What changes will the new laws bring?

Definition of terrorism- The Bharatiya Nyaya (Second) Sanhita Bill (BNS) bill has amended the definition of terrorism to align completely with the existing definition in Section 15 of the Unlawful Activities (Prevention) Act (UAPA), 1967. According to provision 111 of the BNS Bill, an individual commits a terrorist act if they engage in any activity in India or abroad with the intent to threaten India's unity, integrity, and security, to intimidate the public, or to disrupt public order.


Experts have raised concerns about terrorism being included under BNS when it was already covered under UAPA. This new provision in BNS now gives the government dual authority to prosecute and imprison terrorism under two laws.

Cruelty to women - Section 86 of BNS bill defines cruelty to women as any deliberate behaviour likely to compel a woman to attempt suicide or cause serious harm or danger to her life, limb, or health, whether mental or physical. It is punishable by a maximum jail term of three years.

And section 73 of the bill states that individuals who print or publish any information regarding court proceedings in rape or sexual assault cases without permission will face a two-year jail term and a fine.

Sedition- Section 124A of the IPC criminalises incitement of hatred or contempt against the government, through spoken or written words, signs, or visible representations. This provision carries a punishment of up to three years' imprisonment, a fine, or life imprisonment.
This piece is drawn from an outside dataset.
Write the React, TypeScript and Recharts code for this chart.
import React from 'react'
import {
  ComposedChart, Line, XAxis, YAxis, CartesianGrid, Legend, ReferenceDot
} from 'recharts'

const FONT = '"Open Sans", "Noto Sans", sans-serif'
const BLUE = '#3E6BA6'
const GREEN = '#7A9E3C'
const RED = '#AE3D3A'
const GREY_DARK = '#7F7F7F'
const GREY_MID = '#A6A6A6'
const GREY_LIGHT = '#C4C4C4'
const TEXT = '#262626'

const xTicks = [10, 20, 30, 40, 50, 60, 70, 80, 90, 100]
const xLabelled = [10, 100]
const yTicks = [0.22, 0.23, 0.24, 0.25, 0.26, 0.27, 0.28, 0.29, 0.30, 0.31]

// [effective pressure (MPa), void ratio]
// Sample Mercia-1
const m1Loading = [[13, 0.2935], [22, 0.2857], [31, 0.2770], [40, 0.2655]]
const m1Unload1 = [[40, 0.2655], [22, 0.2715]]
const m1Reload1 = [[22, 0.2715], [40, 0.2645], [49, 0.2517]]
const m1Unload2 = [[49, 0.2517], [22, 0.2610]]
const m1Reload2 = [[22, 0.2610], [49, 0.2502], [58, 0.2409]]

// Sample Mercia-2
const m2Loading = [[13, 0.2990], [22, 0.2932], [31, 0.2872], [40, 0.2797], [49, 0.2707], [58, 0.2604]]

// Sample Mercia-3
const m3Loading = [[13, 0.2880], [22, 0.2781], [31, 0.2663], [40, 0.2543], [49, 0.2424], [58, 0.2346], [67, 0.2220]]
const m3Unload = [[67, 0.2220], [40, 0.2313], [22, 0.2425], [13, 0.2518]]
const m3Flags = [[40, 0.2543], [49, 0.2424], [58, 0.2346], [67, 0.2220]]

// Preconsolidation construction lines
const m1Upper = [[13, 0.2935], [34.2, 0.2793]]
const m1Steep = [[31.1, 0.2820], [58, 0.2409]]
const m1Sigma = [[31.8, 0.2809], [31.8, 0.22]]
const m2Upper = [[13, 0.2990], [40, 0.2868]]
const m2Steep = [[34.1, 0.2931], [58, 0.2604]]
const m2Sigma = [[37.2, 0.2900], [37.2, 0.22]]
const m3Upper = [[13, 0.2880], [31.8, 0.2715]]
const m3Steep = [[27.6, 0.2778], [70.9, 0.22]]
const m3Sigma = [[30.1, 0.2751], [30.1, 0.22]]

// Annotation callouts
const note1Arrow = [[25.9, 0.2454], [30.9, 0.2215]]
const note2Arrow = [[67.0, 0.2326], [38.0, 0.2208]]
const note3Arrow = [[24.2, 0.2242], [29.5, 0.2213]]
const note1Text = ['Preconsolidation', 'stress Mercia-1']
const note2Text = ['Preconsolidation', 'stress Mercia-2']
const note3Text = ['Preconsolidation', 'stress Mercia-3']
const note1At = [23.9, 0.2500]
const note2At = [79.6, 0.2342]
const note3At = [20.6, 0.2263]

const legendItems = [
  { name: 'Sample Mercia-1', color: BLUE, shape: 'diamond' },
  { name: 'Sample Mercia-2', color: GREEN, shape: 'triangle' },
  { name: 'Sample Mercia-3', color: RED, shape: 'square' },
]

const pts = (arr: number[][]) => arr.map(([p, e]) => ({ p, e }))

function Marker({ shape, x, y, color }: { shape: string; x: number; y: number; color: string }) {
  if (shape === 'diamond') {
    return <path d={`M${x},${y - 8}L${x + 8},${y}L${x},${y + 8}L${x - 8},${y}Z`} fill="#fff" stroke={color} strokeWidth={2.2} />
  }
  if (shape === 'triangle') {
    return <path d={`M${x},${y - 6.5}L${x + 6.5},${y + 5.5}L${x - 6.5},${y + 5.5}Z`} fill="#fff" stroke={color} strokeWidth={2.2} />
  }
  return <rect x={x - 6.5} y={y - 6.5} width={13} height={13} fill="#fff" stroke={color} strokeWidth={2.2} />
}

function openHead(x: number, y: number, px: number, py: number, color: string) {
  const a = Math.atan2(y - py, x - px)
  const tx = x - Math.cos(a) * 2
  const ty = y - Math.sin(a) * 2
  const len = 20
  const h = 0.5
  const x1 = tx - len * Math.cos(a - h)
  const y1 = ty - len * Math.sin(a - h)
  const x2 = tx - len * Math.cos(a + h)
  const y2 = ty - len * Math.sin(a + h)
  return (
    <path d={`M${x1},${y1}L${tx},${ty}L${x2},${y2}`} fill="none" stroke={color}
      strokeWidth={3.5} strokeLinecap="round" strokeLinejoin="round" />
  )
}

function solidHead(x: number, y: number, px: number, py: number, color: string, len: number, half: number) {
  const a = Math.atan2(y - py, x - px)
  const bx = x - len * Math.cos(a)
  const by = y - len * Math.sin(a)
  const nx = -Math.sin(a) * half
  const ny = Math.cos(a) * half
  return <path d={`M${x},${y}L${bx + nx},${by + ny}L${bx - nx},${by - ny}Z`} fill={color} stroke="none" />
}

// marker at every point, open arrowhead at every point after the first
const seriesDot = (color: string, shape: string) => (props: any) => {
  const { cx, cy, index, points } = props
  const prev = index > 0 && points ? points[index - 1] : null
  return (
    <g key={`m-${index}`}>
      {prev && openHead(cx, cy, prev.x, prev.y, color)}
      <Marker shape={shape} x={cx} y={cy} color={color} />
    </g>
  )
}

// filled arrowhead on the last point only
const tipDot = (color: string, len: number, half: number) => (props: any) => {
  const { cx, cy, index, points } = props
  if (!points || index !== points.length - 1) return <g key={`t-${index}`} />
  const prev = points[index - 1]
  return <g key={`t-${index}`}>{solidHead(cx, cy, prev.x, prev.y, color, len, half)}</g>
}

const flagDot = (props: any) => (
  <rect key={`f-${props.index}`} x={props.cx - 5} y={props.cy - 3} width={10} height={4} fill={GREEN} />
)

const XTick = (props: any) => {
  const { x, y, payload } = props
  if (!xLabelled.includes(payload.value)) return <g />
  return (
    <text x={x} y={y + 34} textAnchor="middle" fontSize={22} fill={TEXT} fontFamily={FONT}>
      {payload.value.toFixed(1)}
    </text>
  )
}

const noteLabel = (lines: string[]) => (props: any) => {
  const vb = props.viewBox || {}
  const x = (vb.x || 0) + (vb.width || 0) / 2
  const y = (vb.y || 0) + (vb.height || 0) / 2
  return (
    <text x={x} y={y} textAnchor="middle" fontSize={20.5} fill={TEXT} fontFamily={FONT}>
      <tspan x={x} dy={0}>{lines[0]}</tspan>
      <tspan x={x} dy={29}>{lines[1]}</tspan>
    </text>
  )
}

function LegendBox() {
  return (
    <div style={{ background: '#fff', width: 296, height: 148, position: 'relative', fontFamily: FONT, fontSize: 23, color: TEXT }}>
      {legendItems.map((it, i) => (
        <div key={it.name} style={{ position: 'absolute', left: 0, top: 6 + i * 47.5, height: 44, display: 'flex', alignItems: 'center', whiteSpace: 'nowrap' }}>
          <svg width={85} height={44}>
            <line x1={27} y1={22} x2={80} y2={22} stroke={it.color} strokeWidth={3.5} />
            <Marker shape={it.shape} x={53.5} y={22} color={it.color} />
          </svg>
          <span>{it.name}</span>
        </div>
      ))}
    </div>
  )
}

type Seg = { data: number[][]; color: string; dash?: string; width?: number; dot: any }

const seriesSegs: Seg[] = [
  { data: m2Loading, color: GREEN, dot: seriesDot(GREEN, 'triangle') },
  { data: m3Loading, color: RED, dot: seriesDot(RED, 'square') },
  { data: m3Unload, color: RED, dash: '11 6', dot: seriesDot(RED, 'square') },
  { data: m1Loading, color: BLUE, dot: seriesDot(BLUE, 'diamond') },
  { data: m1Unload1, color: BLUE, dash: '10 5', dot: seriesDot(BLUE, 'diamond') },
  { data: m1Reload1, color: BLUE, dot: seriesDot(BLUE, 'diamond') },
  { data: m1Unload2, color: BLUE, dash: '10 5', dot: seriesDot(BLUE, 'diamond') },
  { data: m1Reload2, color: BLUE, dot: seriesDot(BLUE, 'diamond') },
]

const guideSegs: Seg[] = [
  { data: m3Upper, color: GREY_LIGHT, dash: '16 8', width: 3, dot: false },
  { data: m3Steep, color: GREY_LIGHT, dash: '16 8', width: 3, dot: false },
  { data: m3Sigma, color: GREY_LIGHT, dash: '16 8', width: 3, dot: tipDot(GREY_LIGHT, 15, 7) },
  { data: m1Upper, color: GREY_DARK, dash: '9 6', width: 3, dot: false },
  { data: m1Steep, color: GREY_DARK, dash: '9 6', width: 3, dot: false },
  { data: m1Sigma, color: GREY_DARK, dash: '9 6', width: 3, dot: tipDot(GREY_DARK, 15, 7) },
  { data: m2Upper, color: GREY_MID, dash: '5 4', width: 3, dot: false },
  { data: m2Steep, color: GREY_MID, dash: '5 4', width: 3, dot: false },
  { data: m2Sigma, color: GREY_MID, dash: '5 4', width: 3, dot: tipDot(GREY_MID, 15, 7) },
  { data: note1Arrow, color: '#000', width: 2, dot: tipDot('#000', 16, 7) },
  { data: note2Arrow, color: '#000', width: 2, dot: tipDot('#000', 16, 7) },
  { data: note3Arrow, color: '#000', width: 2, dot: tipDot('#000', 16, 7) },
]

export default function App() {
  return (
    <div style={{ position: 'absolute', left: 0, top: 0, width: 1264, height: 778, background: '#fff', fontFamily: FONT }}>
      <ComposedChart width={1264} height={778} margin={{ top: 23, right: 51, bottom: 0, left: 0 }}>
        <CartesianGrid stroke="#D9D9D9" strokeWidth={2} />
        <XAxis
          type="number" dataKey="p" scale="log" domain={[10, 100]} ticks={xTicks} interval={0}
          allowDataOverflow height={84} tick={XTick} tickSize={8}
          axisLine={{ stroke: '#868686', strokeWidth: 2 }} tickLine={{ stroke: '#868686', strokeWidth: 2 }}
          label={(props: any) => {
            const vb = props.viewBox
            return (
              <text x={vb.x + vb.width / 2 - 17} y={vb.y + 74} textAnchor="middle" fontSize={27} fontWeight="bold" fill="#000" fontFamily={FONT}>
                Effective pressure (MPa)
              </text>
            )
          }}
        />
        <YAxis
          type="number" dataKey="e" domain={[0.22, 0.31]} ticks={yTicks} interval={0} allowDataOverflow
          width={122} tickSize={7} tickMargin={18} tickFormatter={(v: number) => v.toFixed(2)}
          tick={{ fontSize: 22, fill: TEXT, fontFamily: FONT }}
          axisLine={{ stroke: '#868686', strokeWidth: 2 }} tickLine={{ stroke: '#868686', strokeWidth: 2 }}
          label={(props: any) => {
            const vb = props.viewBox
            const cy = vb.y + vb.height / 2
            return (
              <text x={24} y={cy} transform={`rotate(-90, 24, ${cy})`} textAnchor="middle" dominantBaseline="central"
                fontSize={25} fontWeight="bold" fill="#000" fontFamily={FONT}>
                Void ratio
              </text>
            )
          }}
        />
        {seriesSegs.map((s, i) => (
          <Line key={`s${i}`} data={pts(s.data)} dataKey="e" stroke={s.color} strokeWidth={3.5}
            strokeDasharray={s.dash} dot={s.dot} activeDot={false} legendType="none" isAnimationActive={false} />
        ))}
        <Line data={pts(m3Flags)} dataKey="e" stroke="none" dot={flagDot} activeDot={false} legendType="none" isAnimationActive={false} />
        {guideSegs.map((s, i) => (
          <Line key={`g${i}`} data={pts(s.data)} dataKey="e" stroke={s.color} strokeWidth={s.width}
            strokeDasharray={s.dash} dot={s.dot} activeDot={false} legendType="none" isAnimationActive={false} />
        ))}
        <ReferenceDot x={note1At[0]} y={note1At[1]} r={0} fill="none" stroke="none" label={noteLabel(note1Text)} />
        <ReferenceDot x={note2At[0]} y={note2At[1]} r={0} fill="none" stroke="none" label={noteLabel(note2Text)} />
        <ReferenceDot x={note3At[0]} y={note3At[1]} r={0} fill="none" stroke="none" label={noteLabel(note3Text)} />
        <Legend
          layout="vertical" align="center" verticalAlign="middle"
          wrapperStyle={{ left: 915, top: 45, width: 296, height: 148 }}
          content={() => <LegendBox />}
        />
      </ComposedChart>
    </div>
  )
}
The new BNS bill does not use the term "sedition", but it introduces Section 152, which penalises actions that endanger the sovereignty, unity, and integrity of India.

"Whoever, purposely or knowingly, by words, either spoken or written, or by signs, or by visible representation, or by electronic communication or by use of financial mean, or otherwise, excites or attempts to excite, secession or armed rebellion or subversive activities, or encourages feelings of separatist activities or endangers sovereignty or unity and integrity of India; or indulges in or commits any such act shall be punished with imprisonment for life or with imprisonment which may extend to seven years and shall also be liable to fine," section 150 of the BNS Bill reads.
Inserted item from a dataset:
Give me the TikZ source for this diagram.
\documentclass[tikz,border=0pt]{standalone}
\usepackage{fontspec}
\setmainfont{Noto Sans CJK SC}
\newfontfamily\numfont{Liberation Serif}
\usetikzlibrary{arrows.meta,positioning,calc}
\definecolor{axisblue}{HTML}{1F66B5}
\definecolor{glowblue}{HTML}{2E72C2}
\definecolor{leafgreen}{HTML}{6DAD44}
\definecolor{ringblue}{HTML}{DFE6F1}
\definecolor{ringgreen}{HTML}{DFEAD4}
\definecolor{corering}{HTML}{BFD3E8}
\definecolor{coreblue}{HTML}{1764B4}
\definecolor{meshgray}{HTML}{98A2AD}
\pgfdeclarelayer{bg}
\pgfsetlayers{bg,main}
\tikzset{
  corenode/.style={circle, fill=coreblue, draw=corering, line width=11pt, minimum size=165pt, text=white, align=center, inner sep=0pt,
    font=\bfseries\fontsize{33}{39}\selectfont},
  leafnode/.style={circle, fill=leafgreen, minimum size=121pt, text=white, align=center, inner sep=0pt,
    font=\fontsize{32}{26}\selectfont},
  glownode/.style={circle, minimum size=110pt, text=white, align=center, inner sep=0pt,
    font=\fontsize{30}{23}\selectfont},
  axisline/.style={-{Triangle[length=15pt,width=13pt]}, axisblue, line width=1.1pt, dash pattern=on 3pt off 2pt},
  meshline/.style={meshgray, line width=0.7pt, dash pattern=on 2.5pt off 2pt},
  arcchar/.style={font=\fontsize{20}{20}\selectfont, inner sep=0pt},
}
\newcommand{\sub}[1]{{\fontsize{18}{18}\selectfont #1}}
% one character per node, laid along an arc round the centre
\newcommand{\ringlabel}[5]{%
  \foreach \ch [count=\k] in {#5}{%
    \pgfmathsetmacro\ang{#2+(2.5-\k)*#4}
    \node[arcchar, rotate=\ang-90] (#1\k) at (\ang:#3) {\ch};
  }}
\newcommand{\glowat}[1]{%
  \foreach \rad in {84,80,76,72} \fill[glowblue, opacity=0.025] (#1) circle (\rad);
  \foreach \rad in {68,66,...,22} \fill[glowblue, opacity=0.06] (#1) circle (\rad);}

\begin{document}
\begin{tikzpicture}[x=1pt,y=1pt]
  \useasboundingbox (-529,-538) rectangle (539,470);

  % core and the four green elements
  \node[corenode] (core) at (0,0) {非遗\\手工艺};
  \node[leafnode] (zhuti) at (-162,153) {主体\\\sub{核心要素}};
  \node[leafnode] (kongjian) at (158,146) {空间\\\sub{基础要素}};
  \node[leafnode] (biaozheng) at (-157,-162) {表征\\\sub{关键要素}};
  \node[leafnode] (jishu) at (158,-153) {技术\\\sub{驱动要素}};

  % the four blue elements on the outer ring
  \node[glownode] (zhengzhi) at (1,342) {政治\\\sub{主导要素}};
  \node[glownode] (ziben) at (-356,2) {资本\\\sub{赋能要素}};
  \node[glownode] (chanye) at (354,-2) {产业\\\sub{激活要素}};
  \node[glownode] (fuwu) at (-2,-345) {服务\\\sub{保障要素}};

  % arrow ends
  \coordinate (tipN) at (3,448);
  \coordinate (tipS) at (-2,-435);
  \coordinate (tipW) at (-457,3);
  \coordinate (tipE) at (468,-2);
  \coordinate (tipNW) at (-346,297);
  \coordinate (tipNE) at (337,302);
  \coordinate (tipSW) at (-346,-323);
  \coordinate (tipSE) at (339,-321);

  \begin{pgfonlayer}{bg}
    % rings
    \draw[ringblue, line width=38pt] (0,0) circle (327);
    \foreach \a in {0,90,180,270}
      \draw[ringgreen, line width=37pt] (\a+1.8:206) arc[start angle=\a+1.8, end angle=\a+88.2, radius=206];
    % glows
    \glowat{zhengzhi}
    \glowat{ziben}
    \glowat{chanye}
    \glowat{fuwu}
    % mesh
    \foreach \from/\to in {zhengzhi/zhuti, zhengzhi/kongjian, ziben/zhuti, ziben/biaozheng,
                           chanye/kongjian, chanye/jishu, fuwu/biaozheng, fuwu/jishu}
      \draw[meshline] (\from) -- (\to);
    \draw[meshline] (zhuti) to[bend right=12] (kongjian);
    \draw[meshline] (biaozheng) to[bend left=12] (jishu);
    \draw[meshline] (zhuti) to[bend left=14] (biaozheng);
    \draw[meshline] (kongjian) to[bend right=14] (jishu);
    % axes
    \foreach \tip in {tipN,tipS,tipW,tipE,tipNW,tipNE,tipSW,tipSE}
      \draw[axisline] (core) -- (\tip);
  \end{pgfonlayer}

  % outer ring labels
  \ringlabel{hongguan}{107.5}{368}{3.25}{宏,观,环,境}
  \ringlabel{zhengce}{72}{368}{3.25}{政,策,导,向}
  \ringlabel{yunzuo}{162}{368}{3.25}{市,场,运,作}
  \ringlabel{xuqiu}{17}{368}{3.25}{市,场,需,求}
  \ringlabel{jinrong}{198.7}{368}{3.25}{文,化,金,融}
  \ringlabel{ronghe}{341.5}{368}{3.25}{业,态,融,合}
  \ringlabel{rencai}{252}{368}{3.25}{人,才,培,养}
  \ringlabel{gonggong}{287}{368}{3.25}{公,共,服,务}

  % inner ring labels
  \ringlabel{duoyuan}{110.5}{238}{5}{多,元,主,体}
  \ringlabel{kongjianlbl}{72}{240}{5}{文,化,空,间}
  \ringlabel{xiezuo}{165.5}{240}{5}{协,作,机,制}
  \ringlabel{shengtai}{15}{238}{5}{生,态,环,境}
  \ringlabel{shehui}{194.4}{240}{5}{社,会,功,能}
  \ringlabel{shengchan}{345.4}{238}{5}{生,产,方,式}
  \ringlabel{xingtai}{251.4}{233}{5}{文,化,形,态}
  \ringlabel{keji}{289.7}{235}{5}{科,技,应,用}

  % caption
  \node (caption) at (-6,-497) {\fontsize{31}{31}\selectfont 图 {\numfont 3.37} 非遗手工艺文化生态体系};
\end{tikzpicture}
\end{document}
Mental illness to “unsoundness of mind” - The Parliamentary Standing Committee on Home Affairs, led by BJP MP Brij Lal, had suggested changing the term "mental illness" in the proposed laws to "unsound mind". They argued that "mental illness" was too broad and could include mood swings or voluntary intoxication, while "unsound mind" was more specific.
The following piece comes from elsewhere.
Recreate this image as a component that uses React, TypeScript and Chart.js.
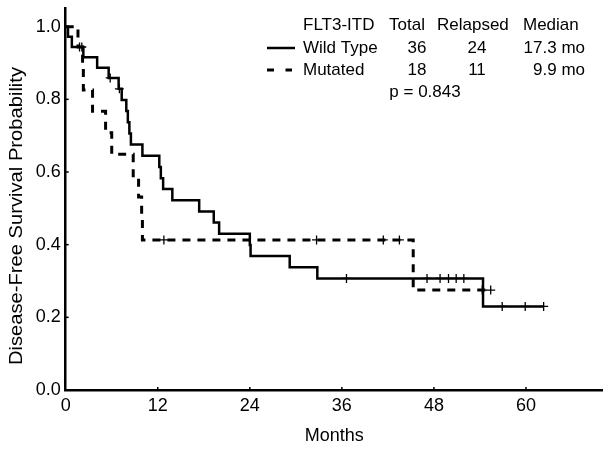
import React, { useEffect, useRef } from 'react';
import { Chart, registerables } from 'chart.js';

Chart.register(...registerables);

// ---- axes ----
const xTickValues = [0, 12, 24, 36, 48, 60];
const yTickValues = [0, 0.2, 0.4, 0.6, 0.8, 1.0];
const xMax = 70;
const yMax = 1.05;

// ---- Kaplan-Meier curves (time in months, survival probability) ----
const wildTimes = [0, 0.3, 0.8, 2.3, 4.1, 5.6, 6.9, 7.3, 7.9, 8.1, 8.3, 8.5, 10.0, 12.2, 12.4, 12.7, 13.9, 17.4, 19.3, 20.0, 24.0, 24.1, 29.2, 32.8, 54.4, 62.3];
const wildSurv = [1.0, 0.972, 0.944, 0.916, 0.887, 0.859, 0.829, 0.798, 0.768, 0.737, 0.706, 0.676, 0.645, 0.614, 0.583, 0.553, 0.522, 0.491, 0.461, 0.430, 0.399, 0.369, 0.338, 0.307, 0.230, 0.230];
const wildCensorTimes = [1.8, 5.8, 7.0, 36.6, 47.1, 48.8, 49.9, 50.9, 51.9, 56.9, 59.9, 62.3];

const mutTimes = [0, 1.6, 2.2, 2.3, 3.5, 5.2, 6.0, 8.8, 9.5, 9.9, 10.0, 45.3, 55.4];
const mutSurv = [1.0, 0.944, 0.885, 0.826, 0.767, 0.708, 0.649, 0.590, 0.531, 0.472, 0.413, 0.275, 0.275];
const mutCensorTimes = [2.1, 12.8, 32.7, 41.4, 43.5, 54.3, 55.4];

// ---- legend table ----
const legendHeader = ['FLT3-ITD', 'Total', 'Relapsed', 'Median'];
const groupNames = ['Wild Type', 'Mutated'];
const groupTotals = ['36', '18'];
const groupRelapsed = ['24', '11'];
const groupMedians = ['17.3 mo', '9.9 mo'];
const pValueText = 'p = 0.843';

const yTitle = 'Disease-Free Survival Probability';
const xTitle = 'Months';

const FONT = '"Liberation Sans", Arial, Helvetica, sans-serif';

function survAt(times: number[], surv: number[], t: number): number {
  let v = surv[0];
  for (let i = 0; i < times.length; i++) {
    if (times[i] <= t) v = surv[i];
  }
  return v;
}

const overlayPlugin = {
  id: 'overlay',
  afterDraw(chart: any) {
    const ctx: CanvasRenderingContext2D = chart.ctx;
    const { x, y } = chart.scales;
    const area = chart.chartArea;
    ctx.save();
    ctx.fillStyle = '#000';
    ctx.strokeStyle = '#000';

    // small inward tick marks
    ctx.lineWidth = 1.5;
    xTickValues.forEach((v) => {
      if (v === 0) return;
      const px = x.getPixelForValue(v);
      ctx.beginPath();
      ctx.moveTo(px, area.bottom);
      ctx.lineTo(px, area.bottom - 3);
      ctx.stroke();
    });
    yTickValues.forEach((v) => {
      if (v === 0) return;
      const py = y.getPixelForValue(v);
      ctx.beginPath();
      ctx.moveTo(area.left, py);
      ctx.lineTo(area.left + 3, py);
      ctx.stroke();
    });

    // y-axis title (slightly stretched along its length, as in the original)
    ctx.save();
    ctx.translate(17, 216);
    ctx.rotate(-Math.PI / 2);
    ctx.scale(1.12, 1);
    ctx.font = `18px ${FONT}`;
    ctx.textAlign = 'center';
    ctx.textBaseline = 'middle';
    ctx.fillText(yTitle, 0, 0);
    ctx.restore();

    // legend table
    ctx.font = `17px ${FONT}`;
    ctx.textBaseline = 'middle';
    const headerLeft = [303, 389, 437, 523];
    legendHeader.forEach((h, i) => {
      ctx.textAlign = 'left';
      ctx.fillText(h, headerLeft[i], 25);
    });
    const rowY = [48, 70];
    groupNames.forEach((name, i) => {
      ctx.textAlign = 'left';
      ctx.fillText(name, 303, rowY[i]);
      ctx.textAlign = 'center';
      ctx.fillText(groupTotals[i], 417, rowY[i]);
      ctx.fillText(groupRelapsed[i], 477, rowY[i]);
      ctx.textAlign = 'right';
      ctx.fillText(groupMedians[i], 585, rowY[i]);
    });
    ctx.textAlign = 'center';
    ctx.fillText(pValueText, 425, 92);

    // legend line samples
    ctx.lineWidth = 2.5;
    ctx.setLineDash([]);
    ctx.beginPath();
    ctx.moveTo(267, rowY[0]);
    ctx.lineTo(295, rowY[0]);
    ctx.stroke();
    ctx.lineWidth = 3;
    ctx.setLineDash([7, 11.5]);
    ctx.beginPath();
    ctx.moveTo(267, rowY[1]);
    ctx.lineTo(292, rowY[1]);
    ctx.stroke();
    ctx.restore();
  },
};

export default function App() {
  const canvasRef = useRef<HTMLCanvasElement | null>(null);

  useEffect(() => {
    if (!canvasRef.current) return;
    const wildData = wildTimes.map((t, i) => ({ x: t, y: wildSurv[i] }));
    const mutData = mutTimes.map((t, i) => ({ x: t, y: mutSurv[i] }));
    const wildCensor = wildCensorTimes.map((t) => ({ x: t, y: survAt(wildTimes, wildSurv, t) }));
    const mutCensor = mutCensorTimes.map((t) => ({ x: t, y: survAt(mutTimes, mutSurv, t) }));

    const chart = new Chart(canvasRef.current, {
      type: 'line',
      data: {
        datasets: [
          {
            label: 'Wild Type',
            data: wildData,
            borderColor: '#000',
            borderWidth: 2.5,
            pointRadius: 0,
            stepped: 'before',
            fill: false,
          },
          {
            label: 'Mutated',
            data: mutData,
            borderColor: '#000',
            borderWidth: 3,
            borderDash: [8, 7],
            pointRadius: 0,
            stepped: 'before',
            fill: false,
          },
          {
            label: 'Wild Type censored',
            data: wildCensor,
            showLine: false,
            pointStyle: 'cross',
            pointRadius: 4.5,
            pointBorderWidth: 1.3,
            pointBorderColor: '#000',
            borderColor: '#000',
          },
          {
            label: 'Mutated censored',
            data: mutCensor,
            showLine: false,
            pointStyle: 'cross',
            pointRadius: 4.5,
            pointBorderWidth: 1.3,
            pointBorderColor: '#000',
            borderColor: '#000',
          },
        ],
      },
      options: {
        animation: false,
        responsive: false,
        maintainAspectRatio: false,
        layout: { padding: { top: 8.5, right: 9.3, left: 0, bottom: 0 } },
        plugins: {
          legend: { display: false },
          tooltip: { enabled: false },
        },
        scales: {
          x: {
            type: 'linear',
            min: 0,
            max: xMax,
            afterBuildTicks: (s: any) => {
              s.ticks = xTickValues.map((v) => ({ value: v }));
            },
            afterFit: (s: any) => {
              s.height = 60;
              s.paddingLeft = 0;
              s.paddingRight = 0;
            },
            grid: { display: false, drawTicks: false },
            border: { display: true, color: '#000', width: 2.5 },
            ticks: {
              color: '#000',
              font: { family: FONT, size: 18 },
              padding: 5,
              maxRotation: 0,
              autoSkip: false,
              callback: (v: any) => String(v),
            },
            title: {
              display: true,
              text: xTitle,
              color: '#000',
              font: { family: FONT, size: 18 },
              padding: { top: 0, bottom: 3 },
            },
          },
          y: {
            type: 'linear',
            min: 0,
            max: yMax,
            afterBuildTicks: (s: any) => {
              s.ticks = yTickValues.map((v) => ({ value: v }));
            },
            afterFit: (s: any) => {
              s.width = 65.7;
              s.paddingTop = 0;
              s.paddingBottom = 0;
            },
            grid: { display: false, drawTicks: false },
            border: { display: true, color: '#000', width: 2.5 },
            ticks: {
              color: '#000',
              font: { family: FONT, size: 18 },
              padding: 5,
              autoSkip: false,
              callback: (v: any) => Number(v).toFixed(1),
            },
          },
        },
      },
      plugins: [overlayPlugin],
    });
    return () => chart.destroy();
  }, []);

  return (
    <div style={{ position: 'fixed', left: 0, top: 0, width: 612, height: 450, background: '#fff' }}>
      <canvas ref={canvasRef} width={612} height={450} />
    </div>
  );
}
Power to commute sentence- According to National Law University Delhi’s Project 39A, the BNSS proposes changes to the government's power to commute sentences. Currently, besides the President or Governor's constitutional authority to reduce a sentence under Article 72 and Article 161 respectively, the Central and State governments can also reduce a sentence through statutory provisions. 


“In the BNSS, Cl.475 titled ‘Power to commute sentence’ lays down the extent of this statutory power. Cl.475 corresponds to s.433 CrPC. However, new changes proposed in the BNSS lead to ambiguity in the manner in which different sentences are to be treated for commutation, while also reflecting a tendency towards enhanced punishments,” the Project 39A report states.

Community service as punishment - In a first, community service has been introduced as a punishment for "minor" offences, including criminal defamation. Other offences where community service has been added as punishment is for public servants engaging in unlawful trade, failure to appear in response to a proclamation notice, theft of properties valued at less than Rs 5,000 that has been compensated for by the convict, and trespassing while intoxicated.


Following the Parliamentary Standing Committee's suggestions, the revised bill now includes a definition of community service as “work which the Court may order a convict to perform as a form of punishment that benefits the community, for which he shall not be entitled to any remuneration”.

Death penalty for mob lynching- Mob lynching could attract the death penalty, depending on the severity of the crime.

Punishment for sexual intercourse on false promises- Section 69 of the BNS, 2023, introduces a new offence for engaging in sexual intercourse under false pretences such as promising marriage or under a false identity.